:: OBJECTIVE ::
Copy the data exactly; pictures stay out of the copy.

:: DATA SECTION ::
* START *

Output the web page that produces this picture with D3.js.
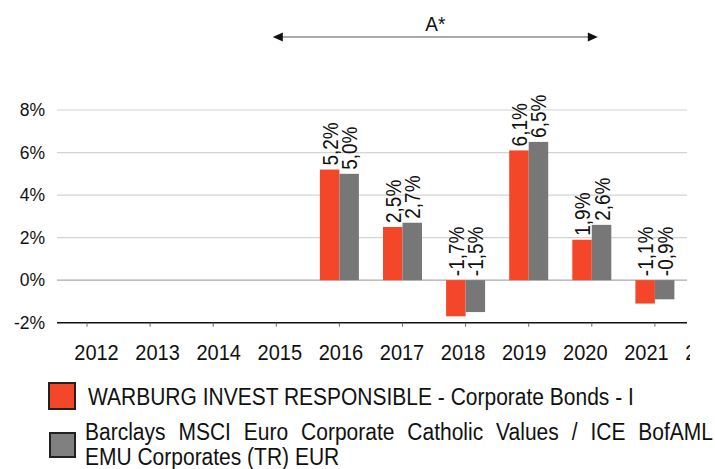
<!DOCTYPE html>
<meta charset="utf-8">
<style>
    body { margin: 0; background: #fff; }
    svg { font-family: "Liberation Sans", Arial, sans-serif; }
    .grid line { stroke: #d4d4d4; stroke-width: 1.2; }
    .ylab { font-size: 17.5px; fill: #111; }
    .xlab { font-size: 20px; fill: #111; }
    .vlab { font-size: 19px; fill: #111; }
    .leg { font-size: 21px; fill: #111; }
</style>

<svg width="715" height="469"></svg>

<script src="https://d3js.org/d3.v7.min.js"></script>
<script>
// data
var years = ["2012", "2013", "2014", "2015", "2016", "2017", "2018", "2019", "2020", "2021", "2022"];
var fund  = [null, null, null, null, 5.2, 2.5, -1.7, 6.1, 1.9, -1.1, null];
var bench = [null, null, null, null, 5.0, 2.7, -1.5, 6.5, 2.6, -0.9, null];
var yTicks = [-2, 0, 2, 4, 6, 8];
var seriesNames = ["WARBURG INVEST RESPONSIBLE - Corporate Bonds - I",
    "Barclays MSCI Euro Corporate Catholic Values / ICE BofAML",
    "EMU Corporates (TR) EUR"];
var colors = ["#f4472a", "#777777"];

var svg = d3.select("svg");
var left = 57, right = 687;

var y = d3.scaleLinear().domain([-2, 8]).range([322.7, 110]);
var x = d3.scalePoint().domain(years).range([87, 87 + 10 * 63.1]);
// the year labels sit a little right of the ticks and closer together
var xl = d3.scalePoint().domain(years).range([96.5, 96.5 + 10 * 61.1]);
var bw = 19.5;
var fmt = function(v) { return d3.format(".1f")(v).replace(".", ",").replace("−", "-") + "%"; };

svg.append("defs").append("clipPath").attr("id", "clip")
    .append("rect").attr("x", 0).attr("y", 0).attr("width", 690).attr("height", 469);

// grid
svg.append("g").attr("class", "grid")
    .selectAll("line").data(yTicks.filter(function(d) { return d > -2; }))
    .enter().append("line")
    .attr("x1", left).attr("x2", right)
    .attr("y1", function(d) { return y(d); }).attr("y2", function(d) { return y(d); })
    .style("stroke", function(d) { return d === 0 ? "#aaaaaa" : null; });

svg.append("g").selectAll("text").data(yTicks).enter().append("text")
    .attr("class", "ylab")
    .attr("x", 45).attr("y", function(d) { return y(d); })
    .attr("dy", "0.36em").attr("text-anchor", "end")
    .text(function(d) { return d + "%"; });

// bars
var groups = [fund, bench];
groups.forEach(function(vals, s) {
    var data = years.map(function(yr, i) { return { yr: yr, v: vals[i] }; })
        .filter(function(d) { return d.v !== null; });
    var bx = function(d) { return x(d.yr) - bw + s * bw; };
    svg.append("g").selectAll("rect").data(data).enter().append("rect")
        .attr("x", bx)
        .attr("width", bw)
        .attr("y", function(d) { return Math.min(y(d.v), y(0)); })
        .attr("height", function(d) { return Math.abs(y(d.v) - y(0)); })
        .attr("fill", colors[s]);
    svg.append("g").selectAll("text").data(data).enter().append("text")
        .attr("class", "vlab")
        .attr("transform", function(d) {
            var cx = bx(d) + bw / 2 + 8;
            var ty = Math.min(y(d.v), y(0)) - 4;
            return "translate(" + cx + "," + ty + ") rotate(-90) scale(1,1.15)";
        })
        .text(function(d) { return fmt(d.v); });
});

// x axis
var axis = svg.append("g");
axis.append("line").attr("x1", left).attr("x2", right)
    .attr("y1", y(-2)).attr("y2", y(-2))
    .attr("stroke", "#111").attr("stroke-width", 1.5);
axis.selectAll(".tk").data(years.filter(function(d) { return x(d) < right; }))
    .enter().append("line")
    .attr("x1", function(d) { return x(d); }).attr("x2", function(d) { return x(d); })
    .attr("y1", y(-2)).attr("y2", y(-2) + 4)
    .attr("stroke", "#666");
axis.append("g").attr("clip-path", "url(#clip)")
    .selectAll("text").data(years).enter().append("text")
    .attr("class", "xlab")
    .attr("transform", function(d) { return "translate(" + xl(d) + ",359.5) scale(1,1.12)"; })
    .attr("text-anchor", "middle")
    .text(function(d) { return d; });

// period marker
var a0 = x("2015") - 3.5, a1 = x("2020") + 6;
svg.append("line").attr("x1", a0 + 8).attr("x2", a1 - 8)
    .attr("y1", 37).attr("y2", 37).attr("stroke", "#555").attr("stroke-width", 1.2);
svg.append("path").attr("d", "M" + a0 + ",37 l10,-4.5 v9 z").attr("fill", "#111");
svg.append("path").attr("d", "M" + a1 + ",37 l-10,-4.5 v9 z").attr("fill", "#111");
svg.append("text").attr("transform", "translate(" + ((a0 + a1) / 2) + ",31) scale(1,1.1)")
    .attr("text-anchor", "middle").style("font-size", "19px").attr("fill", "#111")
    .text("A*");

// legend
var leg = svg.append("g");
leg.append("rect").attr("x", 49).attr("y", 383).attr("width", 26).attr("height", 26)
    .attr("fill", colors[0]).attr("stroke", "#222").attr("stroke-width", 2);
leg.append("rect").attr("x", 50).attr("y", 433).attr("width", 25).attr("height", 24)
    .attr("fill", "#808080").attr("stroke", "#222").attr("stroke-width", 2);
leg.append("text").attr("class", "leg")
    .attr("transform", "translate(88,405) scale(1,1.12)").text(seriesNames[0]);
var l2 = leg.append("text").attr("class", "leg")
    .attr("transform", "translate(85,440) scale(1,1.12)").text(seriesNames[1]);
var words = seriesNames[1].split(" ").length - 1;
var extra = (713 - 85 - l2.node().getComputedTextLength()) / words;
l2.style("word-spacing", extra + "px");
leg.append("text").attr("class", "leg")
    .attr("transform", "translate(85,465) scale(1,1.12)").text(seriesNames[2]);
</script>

* END *

:: RESULT FOR THIS TASK ::
Output the web page that produces this picture with D3.js.
<!DOCTYPE html>
<meta charset="utf-8">
<style>
    body { margin: 0; background: #fff; }
    svg { font-family: "Liberation Sans", Arial, sans-serif; }
    .grid line { stroke: #d4d4d4; stroke-width: 1.2; }
    .ylab { font-size: 17.5px; fill: #111; }
    .xlab { font-size: 20px; fill: #111; }
    .vlab { font-size: 19px; fill: #111; }
    .leg { font-size: 21px; fill: #111; }
</style>

<svg width="715" height="469"></svg>

<script src="https://d3js.org/d3.v7.min.js"></script>
<script>
// data
var years = ["2012", "2013", "2014", "2015", "2016", "2017", "2018", "2019", "2020", "2021", "2022"];
var fund  = [null, null, null, null, 5.2, 2.5, -1.7, 6.1, 1.9, -1.1, null];
var bench = [null, null, null, null, 5.0, 2.7, -1.5, 6.5, 2.6, -0.9, null];
var yTicks = [-2, 0, 2, 4, 6, 8];
var seriesNames = ["WARBURG INVEST RESPONSIBLE - Corporate Bonds - I",
    "Barclays MSCI Euro Corporate Catholic Values / ICE BofAML",
    "EMU Corporates (TR) EUR"];
var colors = ["#f4472a", "#777777"];

var svg = d3.select("svg");
var left = 57, right = 687;

var y = d3.scaleLinear().domain([-2, 8]).range([322.7, 110]);
var x = d3.scalePoint().domain(years).range([87, 87 + 10 * 63.1]);
// the year labels sit a little right of the ticks and closer together
var xl = d3.scalePoint().domain(years).range([96.5, 96.5 + 10 * 61.1]);
var bw = 19.5;
var fmt = function(v) { return d3.format(".1f")(v).replace(".", ",").replace("−", "-") + "%"; };

svg.append("defs").append("clipPath").attr("id", "clip")
    .append("rect").attr("x", 0).attr("y", 0).attr("width", 690).attr("height", 469);

// grid
svg.append("g").attr("class", "grid")
    .selectAll("line").data(yTicks.filter(function(d) { return d > -2; }))
    .enter().append("line")
    .attr("x1", left).attr("x2", right)
    .attr("y1", function(d) { return y(d); }).attr("y2", function(d) { return y(d); })
    .style("stroke", function(d) { return d === 0 ? "#aaaaaa" : null; });

svg.append("g").selectAll("text").data(yTicks).enter().append("text")
    .attr("class", "ylab")
    .attr("x", 45).attr("y", function(d) { return y(d); })
    .attr("dy", "0.36em").attr("text-anchor", "end")
    .text(function(d) { return d + "%"; });

// bars
var groups = [fund, bench];
groups.forEach(function(vals, s) {
    var data = years.map(function(yr, i) { return { yr: yr, v: vals[i] }; })
        .filter(function(d) { return d.v !== null; });
    var bx = function(d) { return x(d.yr) - bw + s * bw; };
    svg.append("g").selectAll("rect").data(data).enter().append("rect")
        .attr("x", bx)
        .attr("width", bw)
        .attr("y", function(d) { return Math.min(y(d.v), y(0)); })
        .attr("height", function(d) { return Math.abs(y(d.v) - y(0)); })
        .attr("fill", colors[s]);
    svg.append("g").selectAll("text").data(data).enter().append("text")
        .attr("class", "vlab")
        .attr("transform", function(d) {
            var cx = bx(d) + bw / 2 + 8;
            var ty = Math.min(y(d.v), y(0)) - 4;
            return "translate(" + cx + "," + ty + ") rotate(-90) scale(1,1.15)";
        })
        .text(function(d) { return fmt(d.v); });
});

// x axis
var axis = svg.append("g");
axis.append("line").attr("x1", left).attr("x2", right)
    .attr("y1", y(-2)).attr("y2", y(-2))
    .attr("stroke", "#111").attr("stroke-width", 1.5);
axis.selectAll(".tk").data(years.filter(function(d) { return x(d) < right; }))
    .enter().append("line")
    .attr("x1", function(d) { return x(d); }).attr("x2", function(d) { return x(d); })
    .attr("y1", y(-2)).attr("y2", y(-2) + 4)
    .attr("stroke", "#666");
axis.append("g").attr("clip-path", "url(#clip)")
    .selectAll("text").data(years).enter().append("text")
    .attr("class", "xlab")
    .attr("transform", function(d) { return "translate(" + xl(d) + ",359.5) scale(1,1.12)"; })
    .attr("text-anchor", "middle")
    .text(function(d) { return d; });

// period marker
var a0 = x("2015") - 3.5, a1 = x("2020") + 6;
svg.append("line").attr("x1", a0 + 8).attr("x2", a1 - 8)
    .attr("y1", 37).attr("y2", 37).attr("stroke", "#555").attr("stroke-width", 1.2);
svg.append("path").attr("d", "M" + a0 + ",37 l10,-4.5 v9 z").attr("fill", "#111");
svg.append("path").attr("d", "M" + a1 + ",37 l-10,-4.5 v9 z").attr("fill", "#111");
svg.append("text").attr("transform", "translate(" + ((a0 + a1) / 2) + ",31) scale(1,1.1)")
    .attr("text-anchor", "middle").style("font-size", "19px").attr("fill", "#111")
    .text("A*");

// legend
var leg = svg.append("g");
leg.append("rect").attr("x", 49).attr("y", 383).attr("width", 26).attr("height", 26)
    .attr("fill", colors[0]).attr("stroke", "#222").attr("stroke-width", 2);
leg.append("rect").attr("x", 50).attr("y", 433).attr("width", 25).attr("height", 24)
    .attr("fill", "#808080").attr("stroke", "#222").attr("stroke-width", 2);
leg.append("text").attr("class", "leg")
    .attr("transform", "translate(88,405) scale(1,1.12)").text(seriesNames[0]);
var l2 = leg.append("text").attr("class", "leg")
    .attr("transform", "translate(85,440) scale(1,1.12)").text(seriesNames[1]);
var words = seriesNames[1].split(" ").length - 1;
var extra = (713 - 85 - l2.node().getComputedTextLength()) / words;
l2.style("word-spacing", extra + "px");
leg.append("text").attr("class", "leg")
    .attr("transform", "translate(85,465) scale(1,1.12)").text(seriesNames[2]);
</script>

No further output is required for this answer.